Navy Adm. Mike Mullen, accompanied by Latvian Brig. Gen. Juris Maklakovs, the chief of defense, discussed defense and NATO issues with Latvian President Vladis Zatlers, Foreign Minister Maris Riekstins and Defense Minister Vinets Veldre.
The Baltic republics – all members of NATO – are nervous following Russia’s invasion of Georgia in August. Latvia, Lithuania and Estonia all want more precise NATO defense plans in the wake of the Russian action in the Caucasus. Mullen said his trip is designed to assuage some of the nations’ concerns.
“One of the reasons I am here is to send a very visible message of reassurance,” the chairman said during a news conference with Zatlers.
Alliance members are having discussions on the Russian actions and all nations remain committed to staying unified on the Georgia invasion, the chairman said. “It’s been pretty clear across the board that NATO was not accepting in any way, shape or form what Russia has done in Georgia,” he said.
“All of us are concerned by the recent invasion into Georgia of Russia,” Mullen said. “In my past experience in NATO, I’ve always tried to understand the views of the Baltic [republics] because of the history and how they view what has happened. Those are part of the conversations we have had today. I think it is very important that … NATO recognizes what the alliance means and the responsibilities and obligations that go with it.”

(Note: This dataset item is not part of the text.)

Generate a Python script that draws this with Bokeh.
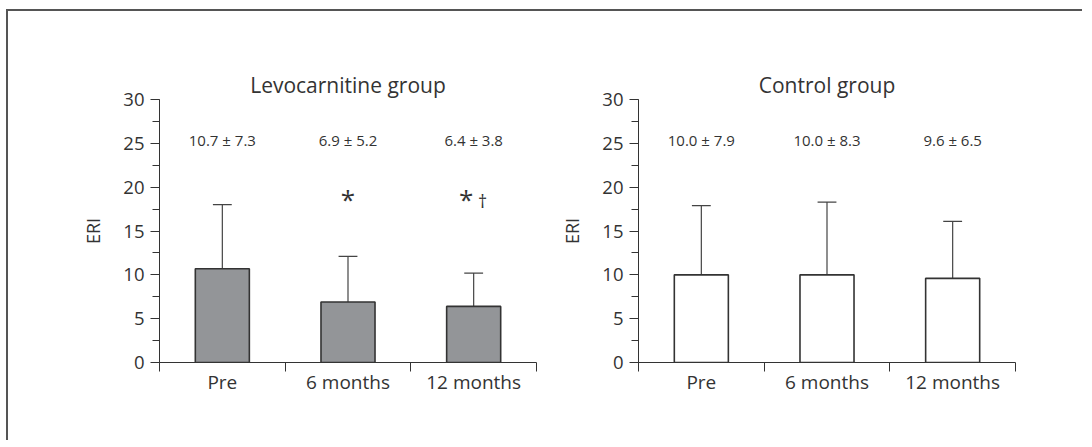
from bokeh.plotting import figure
from bokeh.layouts import row
from bokeh.models import FixedTicker, SingleIntervalTicker, ColumnDataSource, Range1d
from bokeh.core.properties import value
from bokeh.embed import file_html
from bokeh.resources import INLINE

categories = ["Pre", "6 months", "12 months"]
levo_mean = [10.7, 6.9, 6.4]
levo_sd = [7.3, 5.2, 3.8]
ctrl_mean = [10.0, 10.0, 9.6]
ctrl_sd = [7.9, 8.3, 6.5]
levo_star = ["", "*", "*"]
levo_dagger = ["", "", "†"]
ctrl_star = ["", "", ""]
ctrl_dagger = ["", "", ""]
y_ticks_interval = 5
y_max = 30

FONT = "Open Sans"
INK = "#333333"


def make_panel(title, means, sds, stars, daggers, fill, width, bl, br):
    n = len(categories)
    p = figure(width=width, height=429, output_backend="svg", toolbar_location=None,
               x_range=Range1d(0, n), y_range=Range1d(0, y_max),
               min_border_left=bl, min_border_right=br, min_border_top=88,
               min_border_bottom=78, title=title)
    p.outline_line_color = None
    p.grid.visible = False
    p.background_fill_color = "white"
    p.border_fill_color = "white"

    p.title.align = "center"
    p.title.text_font = FONT
    p.title.text_font_size = "21px"
    p.title.text_font_style = "normal"
    p.title.text_color = INK
    p.title.standoff = 2

    xs = [i + 0.5 for i in range(n)]
    tops = [m + s for m, s in zip(means, sds)]
    labels = [f"{m:.1f} ± {s:.1f}" for m, s in zip(means, sds)]
    src = ColumnDataSource(dict(x=xs, top=means, err=tops, lab=labels,
                                star=stars, dag=daggers,
                                cl=[x - 0.075 for x in xs], cr=[x + 0.075 for x in xs]))

    p.segment(x0="x", y0="top", x1="x", y1="err", source=src, line_color="#444444", line_width=1.2)
    p.segment(x0="cl", y0="err", x1="cr", y1="err", source=src, line_color="#444444", line_width=1.2)
    p.vbar(x="x", top="top", bottom=0, width=0.43, source=src, fill_color=fill,
           line_color=INK, line_width=1.6)

    p.text(x="x", y=25.4, text="lab", source=src, text_align="center", text_baseline="middle",
           text_font=value(FONT), text_font_size="15px", text_color=INK)
    is_double = [1 if d else 0 for d in daggers]
    src.data["sx"] = [x - 0.06 * k for x, k in zip(xs, is_double)]
    src.data["dx"] = [x + 0.07 for x in xs]
    p.text(x="sx", y=18.7, text="star", source=src, text_align="center", text_baseline="middle",
           text_font=value(FONT), text_font_size="26px", text_color=INK)
    p.text(x="dx", y=18.4, text="dag", source=src, text_align="center", text_baseline="middle",
           text_font=value(FONT), text_font_size="18px", text_color=INK)

    # y axis
    ya = p.yaxis[0]
    ya.ticker = SingleIntervalTicker(interval=y_ticks_interval, num_minor_ticks=2)
    ya.axis_label = "ERI"
    ya.axis_label_text_font = FONT
    ya.axis_label_text_font_size = "18px"
    ya.axis_label_text_font_style = "normal"
    ya.axis_label_text_color = INK
    ya.axis_label_standoff = 15
    ya.major_label_text_font = FONT
    ya.major_label_text_font_size = "18.5px"
    ya.major_label_text_color = INK
    ya.major_label_standoff = 6
    ya.major_tick_in = 0
    ya.major_tick_out = 9
    ya.minor_tick_in = 0
    ya.minor_tick_out = 7
    ya.axis_line_color = INK
    ya.major_tick_line_color = INK
    ya.minor_tick_line_color = INK

    # x axis: labels at centers, ticks at boundaries
    xa = p.xaxis[0]
    xa.ticker = FixedTicker(ticks=xs, minor_ticks=list(range(n + 1)))
    xa.major_label_overrides = {x: c for x, c in zip(xs, categories)}
    xa.major_tick_line_color = None
    xa.major_tick_in = 0
    xa.major_tick_out = 0
    xa.minor_tick_in = 0
    xa.minor_tick_out = 9
    xa.minor_tick_line_color = INK
    xa.axis_line_color = INK
    xa.major_label_text_font = FONT
    xa.major_label_text_font_size = "19px"
    xa.major_label_text_color = INK
    xa.major_label_standoff = -3
    return p


p1 = make_panel("Levocarnitine group", levo_mean, levo_sd, levo_star, levo_dagger,
                "#939598", 536, 151, 8)
p2 = make_panel("Control group", ctrl_mean, ctrl_sd, ctrl_star, ctrl_dagger,
                "white", 538, 94, 67)

layout = row(p1, p2, styles={"border-top": "2px solid #555555",
                             "border-left": "2px solid #555555",
                             "margin": "9px 0px 0px 6px"})

open("out.html", "w").write(file_html(layout, INLINE))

NATO fighters guard the Baltic nations’ airspace and perform the peacetime air defense and air policing function. U.S. Air Force F-15 aircraft based at Lakenheath, England, currently have that mission as part of NATO.
The mission over the Baltic republics is an important one, Mullen said. The alliance had a recent exercise of that mission, he noted. All nations realize its importance to the alliance and to the Baltic nations, he said, though he would not go into specifics about air police plans or specific scenarios used to train the NATO flyers.
“It is a NATO mission that many nations have stepped up to in the past and will continue, certainly through 2011,” Mullen said.
The chairman thanked Latvia for its support in the Balkans and for sending personnel to Afghanistan.